With its impressive performance, ConvNeXt Base shows significant potential for clinical applications, particularly in the early detection of strokes. Its high accuracy and precision could assist doctors in making faster, more accurate decisions, ultimately improving patient outcomes by facilitating quicker diagnosis and treatment.
Implementing a deep learning model for MRI-based stroke classification in clinical practice faces several key challenges. Variability in MRI scans stemming from differences in image quality, acquisition protocols, and patient backgrounds, complicates ensuring consistent model performance across diverse imaging systems. Moreover, gathering a large, well-labeled dataset that represents a wide range of patient demographics remains essential yet challenging for generalizing model predictions. Integrating the model within clinical workflows requires a thoughtful approach to avoid disrupting routines, while gaining clinicians’ trust and acceptance through clear demonstrations of the model’s utility and reliability. Regulatory compliance presents another hurdle, as rigorous approvals must be secured to meet safety and data protection standards, such as HIPAA and GDPR. To build trust, the model’s decision-making processes should be transparent so that clinicians can interpret its predictions confidently and understand its limitations. Furthermore, the model must be tested across diverse patient groups and continuously monitored post-deployment to detect any drop in performance. Financial and technical resources are also critical, as the implementation of AI requires both significant investment and infrastructure. Finally, maintaining model accuracy and relevance calls for ongoing retraining and updates as more data become available, requiring sustained institutional support.

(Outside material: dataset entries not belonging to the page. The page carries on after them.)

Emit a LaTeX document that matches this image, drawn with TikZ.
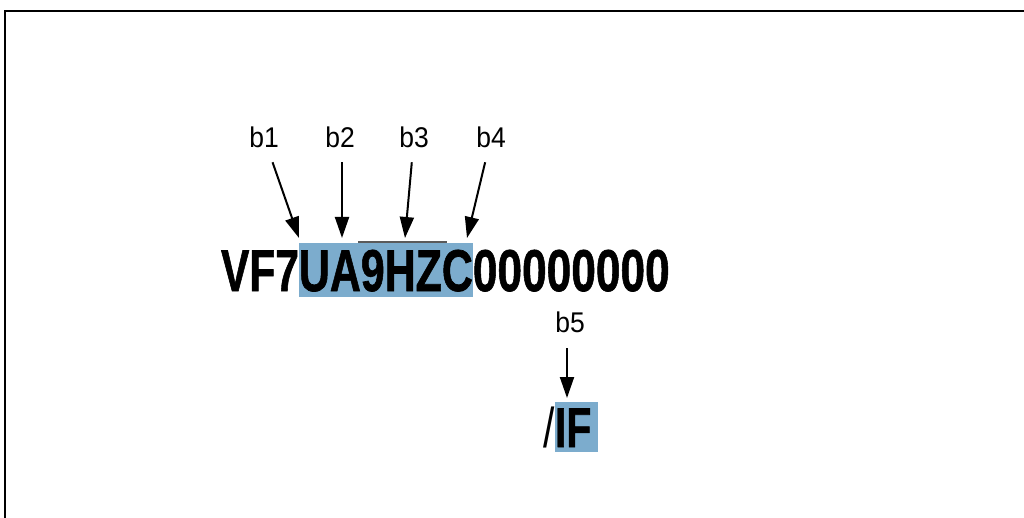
\documentclass[tikz,border=0pt]{standalone}
\usepackage{fontspec}
\setmainfont{Liberation Sans}
\newfontfamily\heavyfont[FakeBold=1.2]{Liberation Sans Bold}
\usetikzlibrary{arrows.meta}
\definecolor{hl}{RGB}{124,172,205}
\definecolor{ulgray}{RGB}{90,90,90}
\begin{document}
\begin{tikzpicture}[x=1pt,y=-1pt,
  bigtxt/.style={inner sep=0pt,outer sep=0pt,font=\fontsize{59}{59}\heavyfont},
  smalltxt/.style={inner sep=0pt,outer sep=0pt,font=\fontsize{56}{56}\heavyfont},
  hlbox/.style={fill=hl},
  lab/.style={inner sep=2pt,outer sep=12pt,font=\fontsize{28.5}{28.5}\selectfont},
  arr/.style={line width=2pt,-{Triangle[length=21pt,width=14pt]}}]
\useasboundingbox (0,0) rectangle (1024,518);
% frame
\draw[line width=2pt] (5,540) -- (5,11) -- (1040,11);
% main code
\node[bigtxt,anchor=base west] (p1) at (221,291) {\scalebox{0.72}[1]{VF7}};
\node[bigtxt,hlbox,anchor=base west,text height=48pt,text depth=6pt] (p2) at (p1.base east) {\scalebox{0.727}[1]{UA9HZC}};
\node[bigtxt,anchor=base west] (p3) at (p2.base east) {\scalebox{0.75}[1]{00000000}};
% underline near b3
\coordinate (u1) at (358,242);
\coordinate (u2) at (447,242);
\draw[ulgray,line width=1.5pt] (u1) -- (u2);
% labels
\node[lab,anchor=base] (b1) at (264,148) {\scalebox{0.93}[1]{b1}};
\node[lab,anchor=base] (b2) at (340,148) {\scalebox{0.93}[1]{b2}};
\node[lab,anchor=base] (b3) at (414,148) {\scalebox{0.93}[1]{b3}};
\node[lab,anchor=base] (b4) at (491,148) {\scalebox{0.93}[1]{b4}};
\coordinate (t1) at (299,238);
\coordinate (t2) at (342,238);
\coordinate (t3) at (405,238);
\coordinate (t4) at (467,238);
\draw[arr] (b1) -- (t1);
\draw[arr] (b2.south -| t2) -- (t2);
\draw[arr] (b3) -- (t3);
\draw[arr] (b4) -- (t4);
% IF
\node[smalltxt,hlbox,anchor=base west,text height=45pt,text depth=5pt] (q2) at (555,447) {\scalebox{0.73}[1]{IF}\kern7pt\relax};
\node[inner sep=0pt,anchor=base east,font=\fontsize{56}{56}\selectfont] (q1) at (q2.base west) {\scalebox{0.726}[1]{/}};
\node[lab,anchor=base,outer sep=14pt] (b5) at (570,332) {\scalebox{0.93}[1]{b5}};
\coordinate (t5) at (567,398);
\draw[arr] (b5.south -| t5) -- (t5);
\end{tikzpicture}
\end{document}
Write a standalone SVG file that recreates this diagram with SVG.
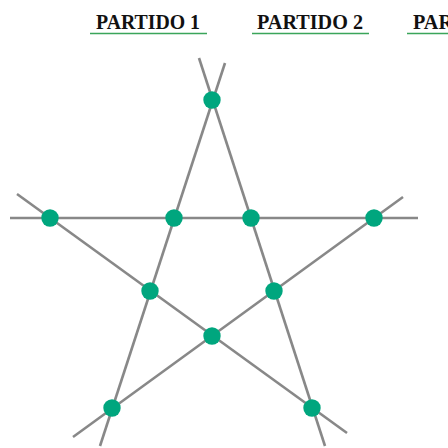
<svg xmlns="http://www.w3.org/2000/svg" width="448" height="448" viewBox="0 0 448 448">
<style>
.hdr{font-family:"Liberation Serif","Times New Roman",serif;font-weight:bold;font-size:21px;fill:#111}
.ul{stroke:#3aa55a;stroke-width:1.6}
.ln{stroke:#888;stroke-width:2.6;fill:none;stroke-linecap:butt}
.dot{fill:#00a67e}
</style>
<rect width="448" height="448" fill="#fff"/>
<g id="headers">
<g id="h1"><text class="hdr" x="96" y="29" textLength="104" lengthAdjust="spacingAndGlyphs">PARTIDO 1</text><line class="ul" x1="90" y1="33.5" x2="207" y2="33.5"/></g>
<g id="h2"><text class="hdr" x="257" y="29" textLength="106" lengthAdjust="spacingAndGlyphs">PARTIDO 2</text><line class="ul" x1="252" y1="33.5" x2="369" y2="33.5"/></g>
<g id="h3"><text class="hdr" x="413" y="29" textLength="106" lengthAdjust="spacingAndGlyphs">PARTIDO 3</text><line class="ul" x1="407" y1="33.5" x2="524" y2="33.5"/></g>
</g>
<g id="connectors">
<line class="ln" x1="10" y1="218" x2="418" y2="218"/>
<line class="ln" x1="225" y1="63" x2="100" y2="446"/>
<line class="ln" x1="199" y1="58" x2="325" y2="446"/>
<line class="ln" x1="17" y1="194" x2="347" y2="433"/>
<line class="ln" x1="403" y1="197" x2="73" y2="437"/>
</g>
<g id="n1"><circle class="dot" cx="212" cy="100" r="8.7"/></g>
<g id="n2"><circle class="dot" cx="50" cy="218" r="8.7"/></g>
<g id="n3"><circle class="dot" cx="174" cy="218" r="8.7"/></g>
<g id="n4"><circle class="dot" cx="251" cy="218" r="8.7"/></g>
<g id="n5"><circle class="dot" cx="374" cy="218" r="8.7"/></g>
<g id="n6"><circle class="dot" cx="150" cy="291" r="8.7"/></g>
<g id="n7"><circle class="dot" cx="274" cy="291" r="8.7"/></g>
<g id="n8"><circle class="dot" cx="212" cy="336" r="8.7"/></g>
<g id="n9"><circle class="dot" cx="112" cy="408" r="8.7"/></g>
<g id="n10"><circle class="dot" cx="312" cy="408" r="8.7"/></g>
</svg>
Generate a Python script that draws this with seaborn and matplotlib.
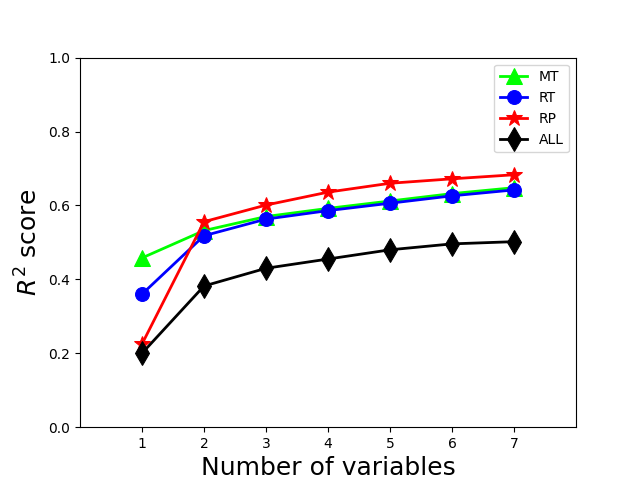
import matplotlib
matplotlib.use('Agg')
import matplotlib.pyplot as plt
import pandas as pd
import seaborn as sns

# values
n_vars = [1, 2, 3, 4, 5, 6, 7]
mt = [0.458, 0.532, 0.570, 0.592, 0.612, 0.632, 0.648]
rt = [0.360, 0.518, 0.563, 0.586, 0.606, 0.626, 0.642]
rp = [0.225, 0.556, 0.601, 0.636, 0.660, 0.672, 0.683]
all_vars = [0.200, 0.382, 0.430, 0.455, 0.480, 0.496, 0.502]

series = [
    ('MT', mt, 'lime', '^', 11),
    ('RT', rt, 'blue', 'o', 10),
    ('RP', rp, 'red', '*', 12),
    ('ALL', all_vars, 'black', 'd', 12),
]

fig, ax = plt.subplots(figsize=(6.4, 4.8), dpi=100)
for name, vals, col, mk, ms in series:
    df = pd.DataFrame({'n': n_vars, 'score': vals})
    sns.lineplot(x='n', y='score', data=df, color=col, marker=mk, markersize=ms,
                 markeredgecolor=col, linewidth=2, label=name, ax=ax)

ax.set_xlim(0, 8)
ax.set_ylim(0, 1.0)
ax.set_xticks(n_vars)
ax.set_xlabel('Number of variables', fontsize=18)
ax.set_ylabel('$R^2$ score', fontsize=18)
ax.legend(loc='upper right')
fig.savefig('out.png', dpi=100)
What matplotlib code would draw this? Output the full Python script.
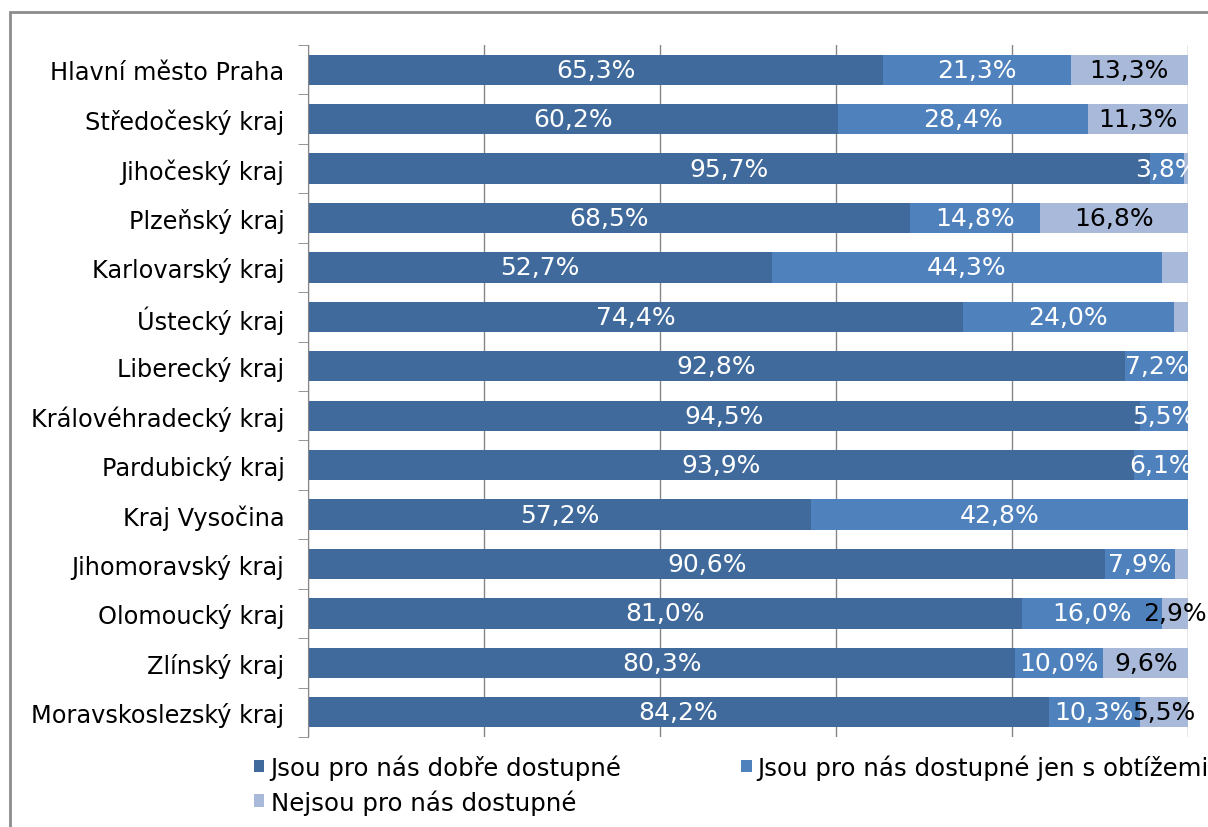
import matplotlib.pyplot as plt
from matplotlib.patches import Rectangle

plt.rcParams['font.family'] = ['DejaVu Sans']
plt.rcParams['font.size'] = 17.3

regions = ["Hlavní město Praha", "Středočeský kraj", "Jihočeský kraj", "Plzeňský kraj",
           "Karlovarský kraj", "Ústecký kraj", "Liberecký kraj", "Královéhradecký kraj",
           "Pardubický kraj", "Kraj Vysočina", "Jihomoravský kraj", "Olomoucký kraj",
           "Zlínský kraj", "Moravskoslezský kraj"]

good = [65.3, 60.2, 95.7, 68.5, 52.7, 74.4, 92.8, 94.5, 93.9, 57.2, 90.6, 81.0, 80.3, 84.2]
hard = [21.3, 28.4, 3.8, 14.8, 44.3, 24.0, 7.2, 5.5, 6.1, 42.8, 7.9, 16.0, 10.0, 10.3]
none = [13.3, 11.3, 0.5, 16.8, 3.0, 1.6, 0.0, 0.0, 0.0, 0.0, 1.5, 2.9, 9.6, 5.5]
# which labels of the third series are printed in the original
none_shown = [True, True, False, True, False, False, False, False, False, False, False, True, True, True]

series_names = ["Jsou pro nás dobře dostupné", "Jsou pro nás dostupné jen s obtížemi",
                "Nejsou pro nás dostupné"]
colors = ["#3F6A9B", "#4F81BD", "#A8B9DA"]
label_colors = ["white", "white", "black"]


def fmt(v):
    return f"{v:.1f}".replace(".", ",") + "%"


def main():
    fig = plt.figure(figsize=(12.08, 8.28), dpi=100)
    W, H = 1208, 828
    ax = fig.add_axes([308 / W, 1 - 738 / H, 880 / W, (738 - 46) / H])

    n = len(regions)
    y = list(range(n))
    totals = [a + b + c for a, b, c in zip(good, hard, none)]
    data = [good, hard, none]
    left = [0.0] * n
    handles = []
    for k, vals in enumerate(data):
        widths = [v / t * 100 for v, t in zip(vals, totals)]
        bars = ax.barh(y, widths, left=left, height=0.61, color=colors[k], zorder=3,
                       label=series_names[k])
        handles.append(bars)
        for i in range(n):
            if vals[i] <= 0:
                continue
            if k == 2 and not none_shown[i]:
                continue
            if k == 1 and vals[i] < 3:
                continue
            cx = left[i] + widths[i] / 2
            ax.text(cx, y[i], fmt(vals[i]), ha='center', va='center',
                    color=label_colors[k], fontsize=18, zorder=5, clip_on=False)
        left = [l + w for l, w in zip(left, widths)]

    ax.set_xlim(0, 100)
    ax.set_ylim(n - 0.5, -0.5)
    ax.set_yticks(y)
    ax.set_yticklabels(regions)
    ax.set_yticks([i - 0.5 for i in range(n + 1)], minor=True)
    ax.tick_params(axis='y', which='major', length=0, pad=17)
    ax.tick_params(axis='y', which='minor', length=7, color='#868686', direction='out')
    ax.set_xticks([0, 20, 40, 60, 80, 100])
    ax.set_xticklabels([])
    ax.tick_params(axis='x', length=0)
    ax.grid(axis='x', color='#868686', linewidth=1.0, zorder=0)
    for s in ['top', 'right', 'bottom']:
        ax.spines[s].set_visible(False)
    ax.spines['left'].set_color('#868686')
    ax.spines['left'].set_zorder(4)

    fig.legend([handles[0], handles[2], handles[1]],
               [series_names[0], series_names[2], series_names[1]],
               ncol=2, loc='upper left', bbox_to_anchor=(242 / W, 1 - 743 / H),
               frameon=False, handlelength=0.42, handleheight=0.42, handletextpad=0.25,
               columnspacing=4.9, labelspacing=0.38, fontsize=17.6, borderpad=0)

    fig.patches.append(Rectangle((10 / W, -0.1), 1.2, 1 - 13 / H + 0.1, transform=fig.transFigure,
                                 fill=False, edgecolor='#8C8C8C', linewidth=2, zorder=0))

    fig.savefig("out.png", dpi=100)


if __name__ == "__main__": main()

This study encountered several limitations, primarily due to a dataset of only 1173 MRI images, which may not fully capture the variety of ischemic stroke cases encountered in clinical settings. This constraint could affect the model’s generalizability across diverse patient populations. Additionally, variations in MRI acquisition techniques, equipment, and patient demographics could influence model performance, potentially leading to inconsistencies when implemented in real-world environments. The model currently focuses exclusively on ischemic strokes, excluding hemorrhagic strokes, which limits its scope in stroke diagnosis. The “black box” nature of deep learning models can present challenges for clinician trust, as interpretability remains an ongoing concern in clinical applications. Moreover, regulatory approval, which is essential for clinical deployment, involves a rigorous process that has not been addressed in this study. Although validation results were promising, sustained effectiveness would require continuous assessment in real-world settings.
Future research efforts should aim to refine these models, bringing in the latest imaging technologies and designing AI tools that clinicians can easily use. To confirm how well these models work in real-world settings, comprehensive validation studies and clinical trials will be essential. Exploring ways to personalize medicine and addressing healthcare access issues globally will also be key in improving stroke diagnosis and treatment. By utilizing advanced deep learning models like ConvNeXt Base, the accuracy and reliability of stroke detection can be significantly enhanced, ultimately helping to improve patient outcomes and reduce mortality rates. This research highlights AI’s immense potential to transform medical diagnostics and elevate global health. Future work could undertake existing limitations by expanding the dataset, adding images from various healthcare institutions, and broadening the model’s use to cover other stroke types. Making these models easier to interpret would also help build clinician trust and support more informed decision-making.